Monday, June 8, 2026

Blue Jays 6, Orioles 4: Just Like You'd Draw It Up

 

Ace is right

Kevin Gausman cruised through the first four innings (yay!), before the Orioles went homer (Colton Cowser), triple (Jackson Holliday), double (Blaze Alexander [I appreciate that these keep sounding faker]), homer (Taylor Ward [okay that one's just regular]) in a four-run fifth (oh no). Most concerning of all, in my view, was the triple, which was initially (and probably not unfairly) scored as a double with an error charged to Myles Straw to account for Holliday's extra base; this, of course, jeopardized (if only temporarily) Myles Straw's status as the greatest defensive outfielder in baseball history as measured by fielding percentage, which I wouldn't think anyone takes even a little bit seriously, but which is nevertheless neat (Daulton Varsho is just outside the all-time top ten!). The Blue Jays, though, quite cleverly opted for a five-run sixth in response, and I could scarcely have been happier about the way it unfolded: Yohendrick Piñango extremely homered to right; Jésus Sanchez doubled after Vladdy, sadly, had grounded out (our guy is scuffling; please spare a thought for his scuffles); Ernie Clement reached first safely on a true clank of a fielding error by shortstop Gunnar Henderson and advanced to second on a fielder's choice groundout whilst evading the tag in a way that, while entirely in keeping with the rules (the baseline is an objective fact; the basepath arises out of the interaction between a baserunner and the position of any fielder actively attempting a tag on that runner) made everybody so mad (except me!); Okamoto singled home a run; and Giménez doubled home another before himself scurrying right in from second on an infield single, mind you, as Nathan Lukes ripped one that pinballed off the pitcher and over to the already-aggrieved Jackson Holliday at second (he did not enjoy the Ernie Clement play earlier in the inning), whose efforts to get the out at first allowed the aforementioned Giménez-scurrying. This was all outstanding, as much or more of a 2025 Blue Jays inning than any put together by the actual 2025 Blue Jays whom you may recall from actual 2025 (were we ever so young?). With Gausman only going five innings, and some of our higher leverage types in the bullpen lightly down on account of, well, let's call it "over" use, necessarily, but "use" for sure, things went to Macko and Seabold on their way to Rogers and Varland to lock it down, which they of course extremely did.

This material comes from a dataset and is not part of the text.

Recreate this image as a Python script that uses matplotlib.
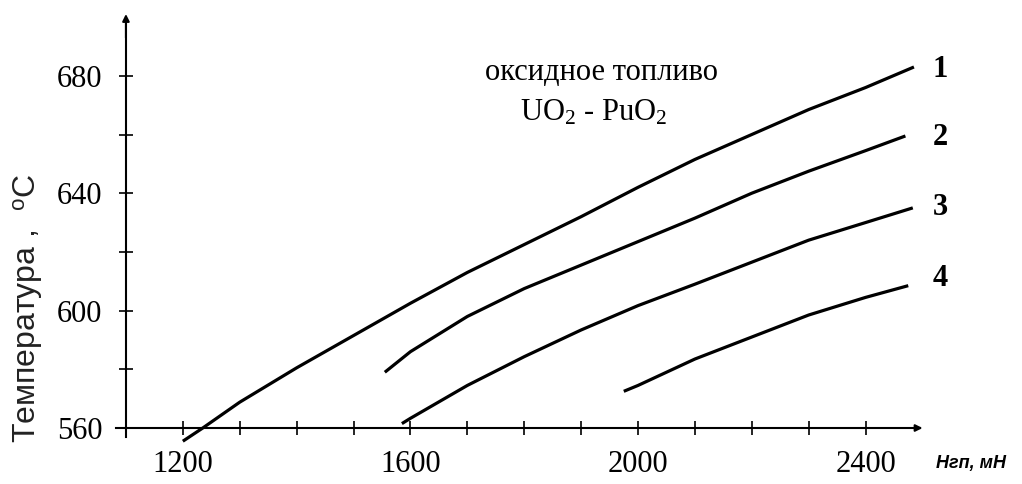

And so a great win on a fine day! To steal the series! And to sit just a half-game out of the postseason spots despite still being a couple games under .500! Tough times ahead, possibly, with the Phillies and Yankees still to come this homestand, but apparently we're getting both Cease and Scherzer back this time through the rotation. Dylan Cease, of course, I assume will just go right back to being great, no trouble at all, but I admit that I remain at least lightly skeptical about Scherzer, mostly because I am apprehensive about the 2026 pitching prowess of anyone born the same year Voltron came out. Max Scherzer, like Voltron, is an awesome guy, but 1984, I think both would have to concede, was not yesterday.